** start of Supplied data **

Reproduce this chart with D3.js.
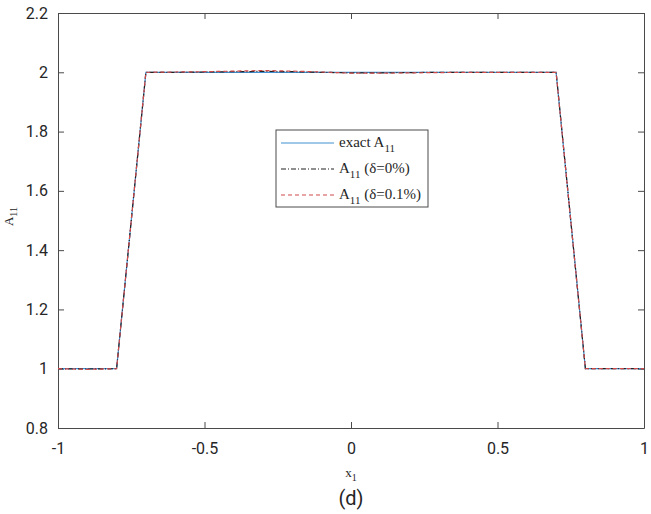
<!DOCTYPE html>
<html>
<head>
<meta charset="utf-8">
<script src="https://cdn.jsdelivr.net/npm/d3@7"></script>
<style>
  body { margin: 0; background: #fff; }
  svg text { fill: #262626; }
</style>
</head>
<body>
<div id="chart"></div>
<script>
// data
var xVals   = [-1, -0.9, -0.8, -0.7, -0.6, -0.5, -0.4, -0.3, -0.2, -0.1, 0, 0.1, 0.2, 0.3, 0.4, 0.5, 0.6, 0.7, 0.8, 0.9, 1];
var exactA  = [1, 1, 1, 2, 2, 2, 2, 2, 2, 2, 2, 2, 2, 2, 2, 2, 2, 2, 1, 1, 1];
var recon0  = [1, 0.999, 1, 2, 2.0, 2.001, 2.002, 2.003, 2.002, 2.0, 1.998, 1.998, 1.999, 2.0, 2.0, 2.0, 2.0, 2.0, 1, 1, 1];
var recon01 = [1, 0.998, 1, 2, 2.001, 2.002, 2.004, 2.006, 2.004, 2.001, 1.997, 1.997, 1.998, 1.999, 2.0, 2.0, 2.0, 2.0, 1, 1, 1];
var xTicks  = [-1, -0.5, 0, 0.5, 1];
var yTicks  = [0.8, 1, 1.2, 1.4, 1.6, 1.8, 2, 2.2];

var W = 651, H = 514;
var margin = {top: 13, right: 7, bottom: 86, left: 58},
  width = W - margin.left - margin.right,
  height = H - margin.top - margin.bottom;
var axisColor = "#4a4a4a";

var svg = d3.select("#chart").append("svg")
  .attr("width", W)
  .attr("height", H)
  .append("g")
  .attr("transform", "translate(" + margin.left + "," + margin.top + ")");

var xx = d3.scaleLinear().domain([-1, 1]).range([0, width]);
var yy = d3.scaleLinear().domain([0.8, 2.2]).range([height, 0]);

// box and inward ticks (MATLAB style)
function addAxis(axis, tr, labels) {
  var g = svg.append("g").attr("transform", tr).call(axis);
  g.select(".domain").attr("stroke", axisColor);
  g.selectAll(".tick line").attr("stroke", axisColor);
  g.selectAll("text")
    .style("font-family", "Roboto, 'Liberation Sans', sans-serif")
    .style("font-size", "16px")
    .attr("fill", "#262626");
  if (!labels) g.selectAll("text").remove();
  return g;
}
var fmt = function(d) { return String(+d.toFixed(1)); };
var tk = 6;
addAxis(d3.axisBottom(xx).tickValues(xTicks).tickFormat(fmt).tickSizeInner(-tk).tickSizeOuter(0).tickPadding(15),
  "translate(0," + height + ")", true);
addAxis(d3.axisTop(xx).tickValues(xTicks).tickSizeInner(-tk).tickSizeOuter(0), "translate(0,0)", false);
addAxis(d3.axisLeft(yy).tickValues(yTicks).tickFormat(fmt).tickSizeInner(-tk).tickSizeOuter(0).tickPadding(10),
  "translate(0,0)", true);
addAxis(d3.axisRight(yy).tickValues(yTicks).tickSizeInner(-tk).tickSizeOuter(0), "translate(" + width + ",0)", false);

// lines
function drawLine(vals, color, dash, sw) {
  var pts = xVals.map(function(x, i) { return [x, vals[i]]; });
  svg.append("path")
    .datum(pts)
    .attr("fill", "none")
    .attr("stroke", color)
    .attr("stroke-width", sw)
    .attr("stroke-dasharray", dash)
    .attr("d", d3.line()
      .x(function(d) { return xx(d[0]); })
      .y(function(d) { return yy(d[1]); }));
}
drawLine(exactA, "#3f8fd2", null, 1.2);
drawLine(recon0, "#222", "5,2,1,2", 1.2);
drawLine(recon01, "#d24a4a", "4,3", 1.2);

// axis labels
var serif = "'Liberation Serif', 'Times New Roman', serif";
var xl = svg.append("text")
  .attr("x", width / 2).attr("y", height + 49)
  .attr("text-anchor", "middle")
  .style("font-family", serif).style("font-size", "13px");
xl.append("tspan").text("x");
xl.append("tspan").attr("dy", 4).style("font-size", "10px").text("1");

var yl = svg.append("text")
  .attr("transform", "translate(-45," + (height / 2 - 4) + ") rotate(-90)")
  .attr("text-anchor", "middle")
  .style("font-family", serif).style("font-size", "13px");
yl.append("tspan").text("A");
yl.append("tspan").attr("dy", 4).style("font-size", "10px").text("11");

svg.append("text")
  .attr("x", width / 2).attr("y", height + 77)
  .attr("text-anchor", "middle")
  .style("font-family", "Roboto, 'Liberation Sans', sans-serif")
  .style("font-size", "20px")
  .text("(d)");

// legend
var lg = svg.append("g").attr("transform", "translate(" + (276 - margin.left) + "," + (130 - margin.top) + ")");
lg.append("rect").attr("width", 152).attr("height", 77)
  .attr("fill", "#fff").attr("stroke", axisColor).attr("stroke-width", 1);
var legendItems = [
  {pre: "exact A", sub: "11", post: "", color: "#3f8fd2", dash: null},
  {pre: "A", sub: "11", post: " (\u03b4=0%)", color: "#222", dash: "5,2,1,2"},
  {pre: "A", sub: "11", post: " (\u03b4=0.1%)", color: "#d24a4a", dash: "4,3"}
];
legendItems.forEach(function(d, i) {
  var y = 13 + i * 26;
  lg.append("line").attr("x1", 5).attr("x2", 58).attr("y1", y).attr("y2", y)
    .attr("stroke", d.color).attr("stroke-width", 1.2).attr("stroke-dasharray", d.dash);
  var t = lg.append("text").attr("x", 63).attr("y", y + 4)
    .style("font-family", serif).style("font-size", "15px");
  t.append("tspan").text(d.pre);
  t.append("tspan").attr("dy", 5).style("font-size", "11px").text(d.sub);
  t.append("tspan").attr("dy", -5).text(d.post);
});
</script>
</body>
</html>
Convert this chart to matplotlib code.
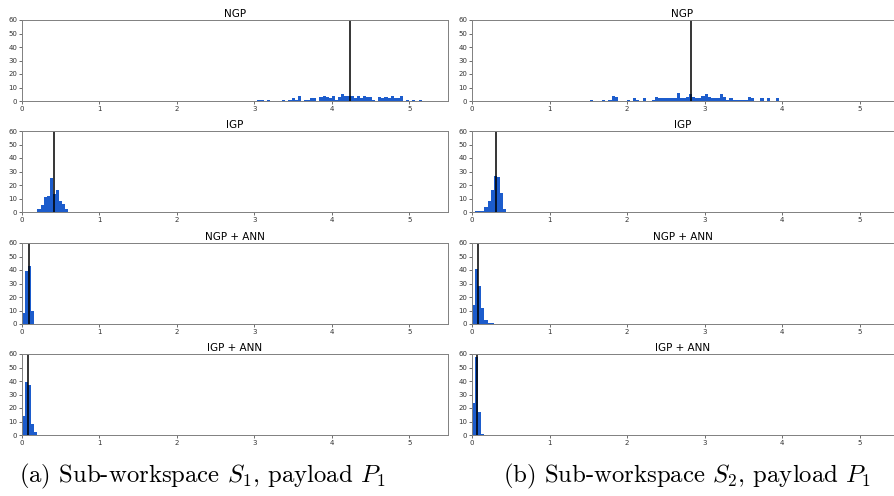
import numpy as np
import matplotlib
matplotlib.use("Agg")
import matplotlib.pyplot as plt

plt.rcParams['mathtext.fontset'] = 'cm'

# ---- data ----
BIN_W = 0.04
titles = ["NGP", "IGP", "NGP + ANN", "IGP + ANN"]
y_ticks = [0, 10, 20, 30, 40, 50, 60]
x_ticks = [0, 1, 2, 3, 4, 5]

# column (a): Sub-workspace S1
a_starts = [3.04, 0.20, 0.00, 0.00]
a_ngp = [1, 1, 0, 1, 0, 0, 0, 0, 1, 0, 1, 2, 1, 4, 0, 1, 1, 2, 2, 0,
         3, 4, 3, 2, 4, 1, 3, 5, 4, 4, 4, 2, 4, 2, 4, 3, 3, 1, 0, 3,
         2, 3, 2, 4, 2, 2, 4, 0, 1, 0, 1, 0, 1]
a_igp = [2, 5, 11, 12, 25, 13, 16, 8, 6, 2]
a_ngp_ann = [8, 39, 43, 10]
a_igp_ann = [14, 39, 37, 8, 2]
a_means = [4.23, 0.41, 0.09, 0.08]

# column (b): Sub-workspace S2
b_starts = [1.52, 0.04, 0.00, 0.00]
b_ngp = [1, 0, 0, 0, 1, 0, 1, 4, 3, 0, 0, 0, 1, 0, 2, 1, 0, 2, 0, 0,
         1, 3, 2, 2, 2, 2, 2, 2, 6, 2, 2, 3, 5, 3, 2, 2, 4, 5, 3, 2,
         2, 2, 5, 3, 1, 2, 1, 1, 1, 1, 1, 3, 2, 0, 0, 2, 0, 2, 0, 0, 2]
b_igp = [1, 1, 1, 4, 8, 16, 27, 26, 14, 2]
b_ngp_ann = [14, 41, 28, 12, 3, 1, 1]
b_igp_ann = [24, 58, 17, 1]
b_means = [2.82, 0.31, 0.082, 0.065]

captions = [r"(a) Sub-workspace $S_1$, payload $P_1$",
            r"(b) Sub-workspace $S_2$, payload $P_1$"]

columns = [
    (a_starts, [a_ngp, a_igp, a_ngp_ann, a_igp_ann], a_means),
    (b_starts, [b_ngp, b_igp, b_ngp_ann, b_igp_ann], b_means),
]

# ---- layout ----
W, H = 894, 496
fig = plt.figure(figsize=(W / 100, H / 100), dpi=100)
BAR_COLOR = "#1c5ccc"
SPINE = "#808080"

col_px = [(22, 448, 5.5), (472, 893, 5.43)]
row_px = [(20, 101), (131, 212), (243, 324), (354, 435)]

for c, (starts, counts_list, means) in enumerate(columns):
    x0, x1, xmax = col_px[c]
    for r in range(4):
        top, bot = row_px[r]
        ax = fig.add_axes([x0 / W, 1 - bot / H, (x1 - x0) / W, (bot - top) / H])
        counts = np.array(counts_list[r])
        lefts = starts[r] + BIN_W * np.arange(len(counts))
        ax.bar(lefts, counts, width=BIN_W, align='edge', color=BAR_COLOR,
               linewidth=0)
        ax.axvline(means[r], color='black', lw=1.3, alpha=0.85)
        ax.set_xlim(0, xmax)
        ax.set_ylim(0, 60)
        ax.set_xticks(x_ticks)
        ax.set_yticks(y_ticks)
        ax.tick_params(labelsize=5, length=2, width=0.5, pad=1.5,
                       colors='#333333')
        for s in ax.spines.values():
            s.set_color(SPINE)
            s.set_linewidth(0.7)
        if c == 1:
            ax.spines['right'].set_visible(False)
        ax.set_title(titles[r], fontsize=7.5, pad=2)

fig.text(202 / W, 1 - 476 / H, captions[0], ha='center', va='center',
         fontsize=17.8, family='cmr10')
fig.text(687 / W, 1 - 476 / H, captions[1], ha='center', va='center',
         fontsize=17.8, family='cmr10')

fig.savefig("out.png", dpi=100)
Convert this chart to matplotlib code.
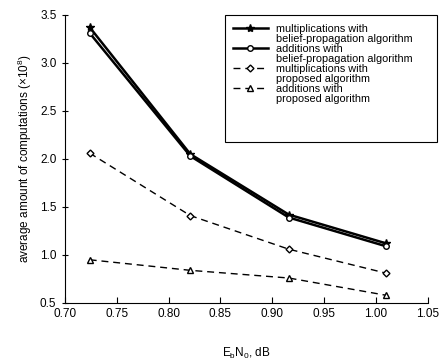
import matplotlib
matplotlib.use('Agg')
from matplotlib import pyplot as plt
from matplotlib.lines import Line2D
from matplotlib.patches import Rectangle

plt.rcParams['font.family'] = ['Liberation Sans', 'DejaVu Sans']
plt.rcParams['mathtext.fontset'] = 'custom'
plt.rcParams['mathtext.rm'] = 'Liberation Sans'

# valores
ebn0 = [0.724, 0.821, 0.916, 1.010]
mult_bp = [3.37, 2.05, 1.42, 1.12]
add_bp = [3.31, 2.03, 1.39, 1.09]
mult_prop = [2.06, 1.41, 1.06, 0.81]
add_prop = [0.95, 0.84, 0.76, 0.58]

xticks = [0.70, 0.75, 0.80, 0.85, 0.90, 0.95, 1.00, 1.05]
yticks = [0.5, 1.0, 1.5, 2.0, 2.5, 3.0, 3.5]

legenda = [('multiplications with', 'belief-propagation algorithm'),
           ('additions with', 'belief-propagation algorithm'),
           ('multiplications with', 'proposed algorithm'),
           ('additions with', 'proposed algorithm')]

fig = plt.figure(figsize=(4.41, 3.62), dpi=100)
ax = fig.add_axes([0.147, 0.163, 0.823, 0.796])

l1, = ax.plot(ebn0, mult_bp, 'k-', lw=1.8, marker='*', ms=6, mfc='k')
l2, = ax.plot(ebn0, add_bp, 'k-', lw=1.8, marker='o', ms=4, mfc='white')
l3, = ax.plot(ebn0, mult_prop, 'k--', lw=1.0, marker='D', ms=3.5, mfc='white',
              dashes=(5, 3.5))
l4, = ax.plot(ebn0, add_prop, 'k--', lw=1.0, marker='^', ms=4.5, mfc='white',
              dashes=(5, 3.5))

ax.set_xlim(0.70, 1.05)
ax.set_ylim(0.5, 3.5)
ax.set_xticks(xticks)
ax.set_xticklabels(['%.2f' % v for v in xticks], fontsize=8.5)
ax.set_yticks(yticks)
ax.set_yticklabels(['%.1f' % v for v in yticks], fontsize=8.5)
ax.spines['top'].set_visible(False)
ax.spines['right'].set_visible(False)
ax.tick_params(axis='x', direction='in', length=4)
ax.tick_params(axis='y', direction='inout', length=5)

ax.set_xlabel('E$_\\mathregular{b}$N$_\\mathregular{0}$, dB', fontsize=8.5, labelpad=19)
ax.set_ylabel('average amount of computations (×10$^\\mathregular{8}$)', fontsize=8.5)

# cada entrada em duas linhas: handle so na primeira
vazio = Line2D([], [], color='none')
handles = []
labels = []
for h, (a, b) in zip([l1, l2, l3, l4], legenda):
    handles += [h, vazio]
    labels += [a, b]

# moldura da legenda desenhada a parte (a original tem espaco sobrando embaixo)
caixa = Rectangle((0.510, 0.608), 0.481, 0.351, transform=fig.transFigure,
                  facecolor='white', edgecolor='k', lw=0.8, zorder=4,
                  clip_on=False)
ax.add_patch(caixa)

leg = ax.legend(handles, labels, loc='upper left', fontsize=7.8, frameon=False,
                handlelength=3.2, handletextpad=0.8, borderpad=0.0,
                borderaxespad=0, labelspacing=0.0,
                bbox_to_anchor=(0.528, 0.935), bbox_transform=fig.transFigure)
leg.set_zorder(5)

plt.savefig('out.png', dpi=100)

** end of Supplied data **

Your instructions -> Tally how many lines of the data include the word "chart". Write the number and nothing else.

Reply to the task -> 5